__Aim of the task__: Scan the entries below and extract each line with the word "that" in it.

_ _ _ _

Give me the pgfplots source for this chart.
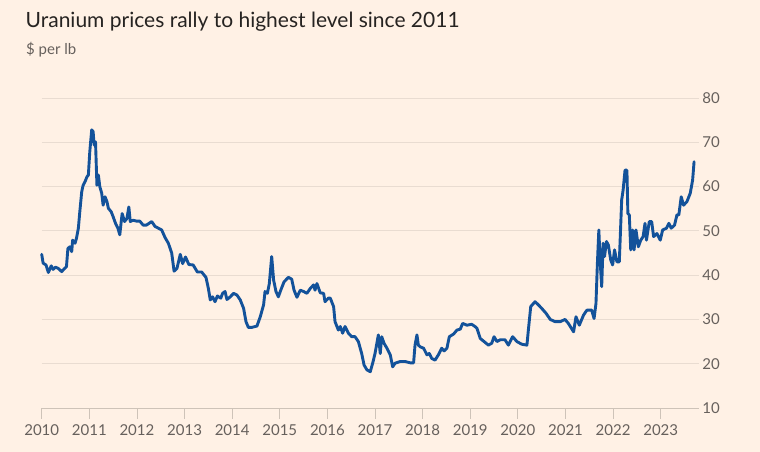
\documentclass[border=0pt]{standalone}
\usepackage{fontspec}
\setmainfont{Lato}
\usepackage{pgfplots}
\pgfplotsset{compat=1.18}
\usepackage{pgfplotstable}
\definecolor{bg}{HTML}{FFF1E5}
\definecolor{lineblue}{HTML}{13529A}
\definecolor{gridc}{HTML}{E9DCD1}
\definecolor{axisc}{HTML}{CEC3B8}
\definecolor{labelc}{HTML}{66605C}
\definecolor{titlec}{HTML}{262321}
\pgfplotstableread{
year price
2010.00 44.7
2010.03 42.7
2010.09 42.3
2010.14 40.6
2010.20 42.1
2010.24 41.3
2010.29 41.8
2010.35 41.5
2010.42 40.8
2010.47 41.4
2010.52 41.9
2010.55 46.0
2010.59 46.4
2010.63 45.3
2010.65 47.9
2010.70 47.2
2010.73 48.3
2010.77 50.6
2010.80 54.3
2010.84 58.8
2010.87 60.3
2010.91 61.1
2010.95 62.2
2010.98 62.6
2011.01 67.9
2011.05 72.8
2011.08 72.4
2011.10 69.4
2011.13 70.1
2011.16 60.3
2011.19 62.6
2011.22 60.0
2011.26 58.5
2011.29 55.8
2011.33 57.7
2011.37 56.6
2011.40 55.1
2011.46 54.3
2011.50 53.2
2011.55 51.7
2011.60 50.6
2011.64 49.1
2011.67 52.1
2011.69 53.9
2011.74 52.1
2011.79 52.8
2011.83 55.4
2011.86 52.1
2011.92 52.4
2011.99 52.2
2012.06 52.2
2012.13 51.3
2012.20 51.3
2012.31 52.1
2012.38 51.0
2012.45 50.6
2012.52 50.2
2012.59 48.5
2012.66 47.2
2012.73 45.0
2012.78 40.9
2012.84 41.5
2012.91 44.7
2012.96 42.6
2013.02 44.1
2013.09 42.4
2013.18 42.3
2013.27 40.7
2013.36 40.7
2013.45 39.5
2013.50 37.0
2013.54 34.4
2013.59 35.1
2013.64 34.0
2013.69 35.3
2013.76 34.8
2013.80 35.9
2013.85 36.3
2013.89 34.5
2013.96 35.1
2014.03 35.9
2014.10 35.5
2014.17 34.4
2014.24 32.5
2014.29 29.5
2014.34 28.2
2014.41 28.2
2014.52 28.5
2014.59 30.6
2014.66 33.3
2014.69 36.3
2014.74 35.9
2014.78 38.1
2014.83 44.2
2014.87 38.9
2014.92 36.3
2014.97 35.1
2015.02 36.6
2015.09 38.5
2015.18 39.5
2015.25 39.1
2015.30 36.6
2015.36 35.0
2015.43 36.6
2015.50 36.3
2015.57 35.9
2015.64 37.0
2015.71 37.8
2015.74 36.6
2015.78 38.1
2015.85 36.0
2015.92 35.9
2015.95 34.0
2016.02 34.8
2016.06 34.8
2016.13 32.9
2016.16 29.5
2016.23 27.6
2016.27 28.4
2016.32 26.9
2016.37 28.4
2016.44 26.9
2016.51 26.1
2016.58 26.1
2016.65 25.0
2016.72 22.3
2016.77 19.7
2016.83 18.6
2016.90 18.2
2016.95 20.1
2017.00 22.3
2017.07 26.5
2017.11 22.3
2017.14 26.1
2017.19 24.6
2017.25 23.5
2017.32 22.0
2017.37 19.3
2017.42 20.1
2017.53 20.5
2017.63 20.5
2017.74 20.2
2017.81 20.2
2017.84 24.2
2017.88 26.5
2017.91 24.2
2017.95 23.8
2018.02 23.5
2018.09 22.0
2018.14 22.3
2018.19 21.2
2018.26 20.8
2018.33 22.0
2018.40 23.5
2018.45 22.9
2018.51 23.5
2018.56 26.1
2018.65 26.7
2018.72 27.6
2018.79 27.8
2018.84 29.1
2018.93 28.7
2019.03 28.9
2019.10 28.4
2019.14 28.0
2019.21 25.7
2019.29 25.0
2019.38 24.2
2019.45 24.6
2019.50 26.1
2019.56 25.0
2019.63 25.4
2019.73 25.4
2019.80 24.2
2019.89 26.1
2019.98 25.0
2020.08 24.4
2020.19 24.2
2020.22 27.6
2020.27 32.9
2020.36 34.0
2020.43 33.3
2020.50 32.5
2020.59 31.4
2020.68 30.0
2020.78 29.5
2020.89 29.5
2020.99 30.0
2021.06 29.1
2021.17 27.2
2021.22 30.6
2021.29 28.7
2021.38 31.0
2021.45 32.1
2021.55 32.1
2021.60 30.2
2021.64 33.6
2021.67 42.7
2021.70 50.2
2021.73 42.7
2021.76 37.4
2021.79 47.2
2021.82 44.2
2021.86 47.6
2021.90 46.8
2021.95 43.4
2021.99 42.3
2022.03 45.7
2022.08 43.0
2022.13 43.0
2022.18 57.0
2022.21 59.2
2022.25 63.7
2022.29 63.7
2022.31 53.9
2022.34 53.6
2022.37 45.7
2022.41 50.2
2022.44 45.7
2022.48 50.2
2022.53 46.4
2022.58 47.9
2022.63 48.7
2022.67 51.7
2022.70 47.9
2022.76 52.1
2022.81 52.1
2022.85 48.7
2022.92 49.4
2022.99 47.9
2023.04 50.2
2023.12 50.6
2023.17 51.7
2023.22 50.6
2023.29 51.3
2023.34 53.6
2023.38 53.6
2023.43 57.7
2023.48 55.8
2023.55 56.6
2023.62 58.5
2023.67 61.5
2023.70 65.6
}\uranium
\begin{document}
\begin{tikzpicture}
\fill[bg] (0pt,0pt) rectangle (760pt,452pt);
\node[anchor=base west, inner sep=0pt, text=titlec, font=\fontsize{21}{25}\selectfont] at (25.5pt,424.7pt) {Uranium prices rally to highest level since 2011};
\node[anchor=base west, inner sep=0pt, text=labelc, font=\fontsize{15}{18}\selectfont] at (26pt,397pt) {\$ per lb};
\begin{axis}[
  at={(41.7pt,44pt)}, anchor=south west,
  scale only axis, width=657.6pt, height=310pt,
  xmin=2010, xmax=2023.81, ymin=10, ymax=80,
  axis x line*=bottom, axis y line*=right,
  x axis line style={draw=axisc, line width=0.8pt},
  y axis line style={draw=none},
  xtick={2010,2011,2012,2013,2014,2015,2016,2017,2018,2019,2020,2021,2022,2023},
  xticklabels={2010,2011,2012,2013,2014,2015,2016,2017,2018,2019,2020,2021,2022,2023},
  ytick={10,20,30,40,50,60,70,80},
  tick align=outside, major tick length=11pt,
  x tick style={draw=axisc, line width=0.8pt},
  y tick style={draw=none},
  ymajorgrids, grid style={draw=gridc, line width=0.8pt},
  /pgf/number format/assume math mode=true,
  ticklabel style={font=\fontsize{15}{18}\selectfont, text=labelc},
  xticklabel style={yshift=-2.5pt},
  yticklabel style={anchor=west, xshift=-11.5pt},
  clip=false,
]
\addplot[line width=2.9pt, color=lineblue, line join=round, line cap=round, mark=none] table[x=year, y=price] {\uranium};
\end{axis}
\end{tikzpicture}
\end{document}
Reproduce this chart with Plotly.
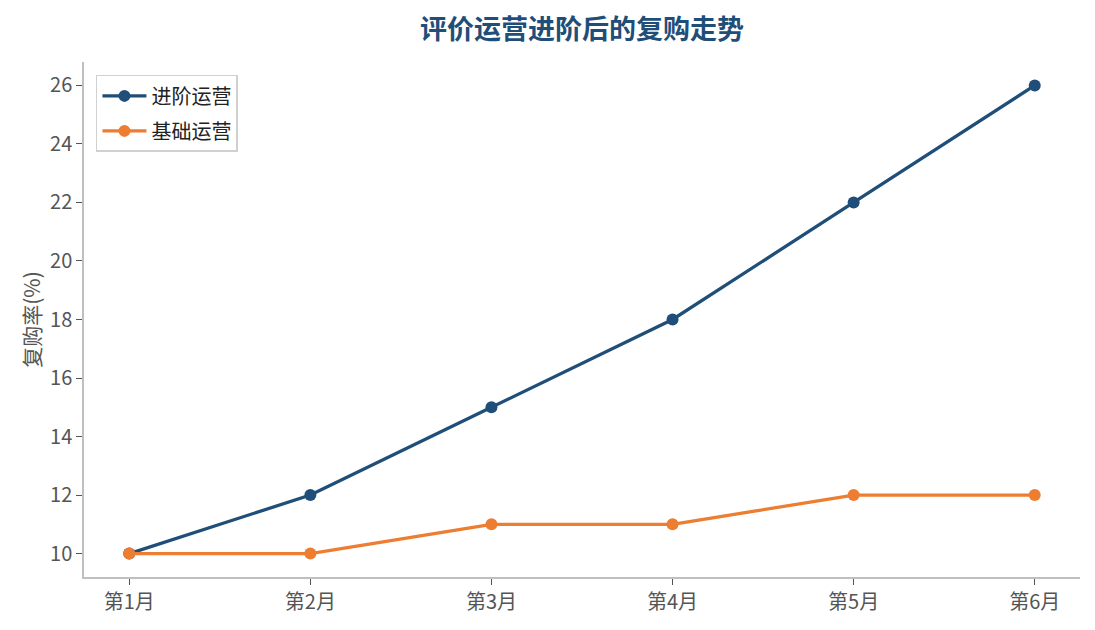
import plotly.graph_objects as go

months = ["第1月", "第2月", "第3月", "第4月", "第5月", "第6月"]
advanced = [10, 12, 15, 18, 22, 26]
basic = [10, 10, 11, 11, 12, 12]
y_ticks = [10, 12, 14, 16, 18, 20, 22, 24, 26]

font = "Noto Sans CJK SC"
blue = "#1f4e79"
orange = "#ed7d31"

fig = go.Figure()
fig.add_trace(go.Scatter(
    x=list(range(len(months))), y=advanced, name="进阶运营", legendgroup="a",
    mode="lines+markers",
    line=dict(color=blue, width=3.3),
    marker=dict(size=12, color=blue),
))
fig.add_trace(go.Scatter(
    x=list(range(len(months))), y=basic, name="基础运营", legendgroup="b",
    mode="lines+markers",
    line=dict(color=orange, width=3.3),
    marker=dict(size=12, color=orange),
))

# page body adds an 8px margin, so the figure is shrunk by that much
fig.update_layout(
    width=1087, height=622,
    margin=dict(l=76, r=15, t=54, b=53),
    plot_bgcolor="white", paper_bgcolor="white",
    font=dict(family=font, size=20, color="#555555"),
    title=dict(text="<b>评价运营进阶后的复购走势</b>", x=0.5, xref="paper", xanchor="center",
               y=0.965, yanchor="middle",
               font=dict(family=font, size=27, color=blue)),
    showlegend=True,
    legend=dict(x=0.012, y=0.975, xanchor="left", yanchor="top",
                bgcolor="white", bordercolor="#d0d0d0", borderwidth=1.5,
                font=dict(family=font, size=20, color="#222222"),
                itemwidth=44, tracegroupgap=6),
)
fig.update_xaxes(
    range=[-0.25, 5.25],
    tickmode="array", tickvals=list(range(len(months))), ticktext=months,
    showgrid=False, zeroline=False,
    showline=True, linecolor="#bfbfbf", linewidth=1.5,
    ticks="outside", ticklen=6, tickcolor="#555555", tickwidth=1.2,
)
fig.update_yaxes(
    range=[9.2, 26.8],
    tickmode="array", tickvals=y_ticks,
    title=dict(text="复购率(%)", font=dict(family=font, size=21, color="#555555"), standoff=4),
    showgrid=False, zeroline=False,
    showline=True, linecolor="#bfbfbf", linewidth=1.5,
    ticks="outside", ticklen=6, tickcolor="#555555", tickwidth=1.2,
)

fig.write_html("out.html")
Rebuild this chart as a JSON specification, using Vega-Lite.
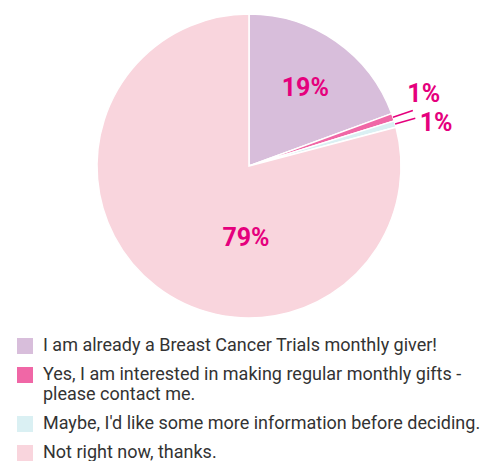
{
  "$schema": "https://vega.github.io/schema/vega-lite/v6.json",
  "width": 498,
  "height": 332,
  "autosize": "none",
  "padding": {"left": 0, "top": 0, "right": 0, "bottom": 129},
  "background": "white",
  "config": {"view": {"stroke": null}},
  "data": {"values": [
    {"idx": 1, "answer": "I am already a Breast Cancer Trials monthly giver!", "value": 19.4, "label": "19%"},
    {"idx": 2, "answer": "Yes, I am interested in making regular monthly gifts - please contact me.", "value": 0.8, "label": "1%"},
    {"idx": 3, "answer": "Maybe, I'd like some more information before deciding.", "value": 0.7, "label": "1%"},
    {"idx": 4, "answer": "Not right now, thanks.", "value": 79.1, "label": "79%"}
  ]},
  "transform": [
    {"stack": "value", "groupby": [], "sort": [{"field": "idx", "order": "ascending"}], "as": ["v0", "v1"]}
  ],
  "encoding": {
    "theta": {"field": "v0", "type": "quantitative", "scale": {"domain": [0, 100]}},
    "theta2": {"field": "v1"}
  },
  "layer": [
    {
      "mark": {"type": "arc", "outerRadius": 152, "stroke": "white", "strokeWidth": 1.5},
      "encoding": {
        "color": {
          "field": "answer", "type": "nominal",
          "sort": ["I am already a Breast Cancer Trials monthly giver!", "Yes, I am interested in making regular monthly gifts - please contact me.", "Maybe, I'd like some more information before deciding.", "Not right now, thanks."],
          "scale": {"range": ["#d8bedb", "#f067a6", "#daf0f3", "#f9d5dd"]},
          "legend": {
            "orient": "none", "legendX": 16, "legendY": 337,
            "title": null, "symbolType": "square", "symbolSize": 256, "symbolStrokeWidth": 0,
            "labelFont": "Roboto", "labelFontSize": 18, "labelColor": "#333333", "labelLimit": 0,
            "labelOffset": 9, "rowPadding": 11, "labelBaseline": "middle",
            "labelExpr": "indexof(datum.label, 'gifts - ') > 0 ? ['Yes, I am interested in making regular monthly gifts -', 'please contact me.'] : datum.label",
            "encode": {"labels": {"update": {"lineHeight": {"value": 17}}}}
          }
        }
      }
    },
    {
      "transform": [{"filter": "datum.idx == 2 || datum.idx == 3"}],
      "mark": {"type": "arc", "radius": 152, "radius2": 173, "padAngle": 0.25, "stroke": "#e5007d", "strokeWidth": 1.5, "fill": "#e5007d"}
    },
    {
      "transform": [{"filter": "datum.idx == 1"}],
      "mark": {"type": "text", "radius": 96, "thetaOffset": 0.627, "font": "Roboto", "fontWeight": "bold", "fontSize": 25, "color": "#e5007d", "align": "center", "baseline": "middle"},
      "encoding": {"text": {"field": "label"}}
    },
    {
      "transform": [{"filter": "datum.idx == 4"}],
      "mark": {"type": "text", "radius": 72, "thetaOffset": 1.870, "font": "Roboto", "fontWeight": "bold", "fontSize": 25, "color": "#e5007d", "align": "center", "baseline": "middle"},
      "encoding": {"text": {"field": "label"}}
    },
    {
      "transform": [{"filter": "datum.idx == 2"}],
      "mark": {"type": "text", "radius": 189, "thetaOffset": -0.039, "font": "Roboto", "fontWeight": "bold", "fontSize": 25, "color": "#e5007d", "align": "center", "baseline": "middle"},
      "encoding": {"text": {"field": "label"}}
    },
    {
      "transform": [{"filter": "datum.idx == 3"}],
      "mark": {"type": "text", "radius": 192, "thetaOffset": 0.075, "font": "Roboto", "fontWeight": "bold", "fontSize": 25, "color": "#e5007d", "align": "center", "baseline": "middle"},
      "encoding": {"text": {"field": "label"}}
    }
  ]
}
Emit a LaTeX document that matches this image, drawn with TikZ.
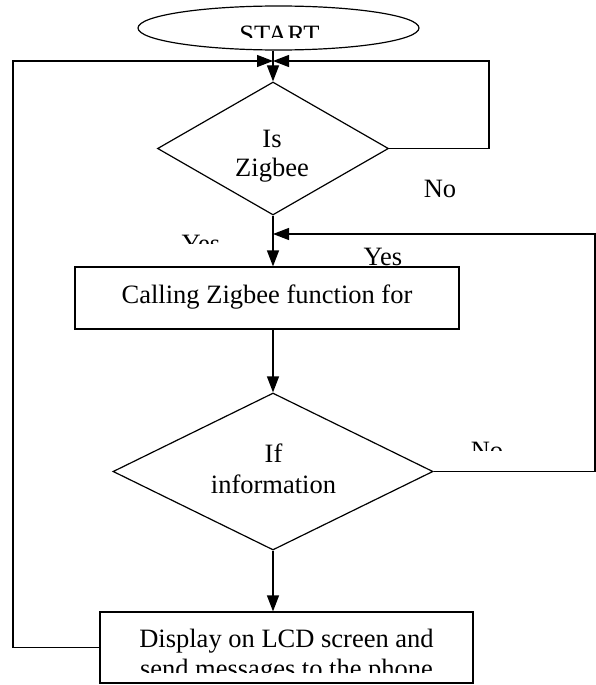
\documentclass[tikz,border=0pt]{standalone}
\usepackage{fontspec}
\setmainfont{Liberation Serif}
\usetikzlibrary{arrows.meta,shapes.geometric,calc}

\begin{document}
\begin{tikzpicture}[x=1pt,y=-1pt,line width=1.2pt,>={Triangle[length=16pt,width=12pt]},font=\fontsize{26.5}{30}\selectfont]
\useasboundingbox (0,0) rectangle (596,685);
\node[ellipse, draw, minimum width=281pt, minimum height=44pt, inner sep=0pt] (start) at (278.5,28){};
\node[diamond, draw, minimum width=231pt, minimum height=133pt, inner sep=0pt] (zb) at (273,148.5){};
\node[rectangle, draw, minimum width=384pt, minimum height=62pt, inner sep=0pt] (call) at (267,298){};
\node[diamond, draw, minimum width=320pt, minimum height=157pt, inner sep=0pt] (info) at (273,471.5){};
\node[rectangle, draw, minimum width=373pt, minimum height=71pt, inner sep=0pt] (lcd) at (286.5,647.5){};
% texts, cut off where the boxes cut them
\begin{scope}
\clip (130,0) rectangle (430,38);
\node[anchor=base, inner sep=0pt] (start-t) at (279.5,44){START};
\end{scope}
\node[anchor=base, inner sep=0pt, align=center, font=\fontsize{26.5}{29}\selectfont] (zb-t) at (272,176){Is\\Zigbee};
\node[anchor=base, inner sep=0pt] (call-t) at (267,303){Calling Zigbee function for};
\node[anchor=base, inner sep=0pt, align=center, font=\fontsize{26.5}{31}\selectfont] (info-t) at (273.5,493){If\\information};
\begin{scope}
\clip (110,615) rectangle (465,672);
\node[anchor=base, inner sep=0pt, align=center] (lcd-t) at (286.5,677){Display on LCD screen and\\send messages to the phone};
\end{scope}
\node[anchor=base, inner sep=0pt] (no1) at (440,197){No};
\node[anchor=base, inner sep=0pt] (yes2) at (383,265){Yes};
\begin{scope}
\clip (170,225) rectangle (235,243);
\node[anchor=base, inner sep=0pt] (yes1) at (201,252){Yes};
\end{scope}
\begin{scope}
\clip (460,430) rectangle (515,450);
\node[anchor=base, inner sep=0pt] (no2) at (487,459){No};
\end{scope}
% connectors
\coordinate (top) at (273,61);
\coordinate (mid) at (273,234);
\coordinate (loopL) at (13,61);
\coordinate (loopR) at (489,61);
\coordinate (loopR2) at (595,234);
\draw[->] (start.south -| zb.north) -- (zb.north);
\draw[->] (zb.south) -- (zb.south |- call.north);
\draw[->] (call.south -| info.north) -- (info.north);
\draw[->] (info.south) -- (info.south |- lcd.north);
\draw[->] (lcd.west) -| (loopL) -- (top);
\draw[->] (zb.east) -| (loopR) -- (top);
\draw[->] (info.east) -| (loopR2) -- (mid);
\end{tikzpicture}
\end{document}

_ _ _ _

__Response to this exercise__:
# page body adds an 8px margin, so the figure is shrunk by that much
Emit a LaTeX document that matches this image, drawn with TikZ.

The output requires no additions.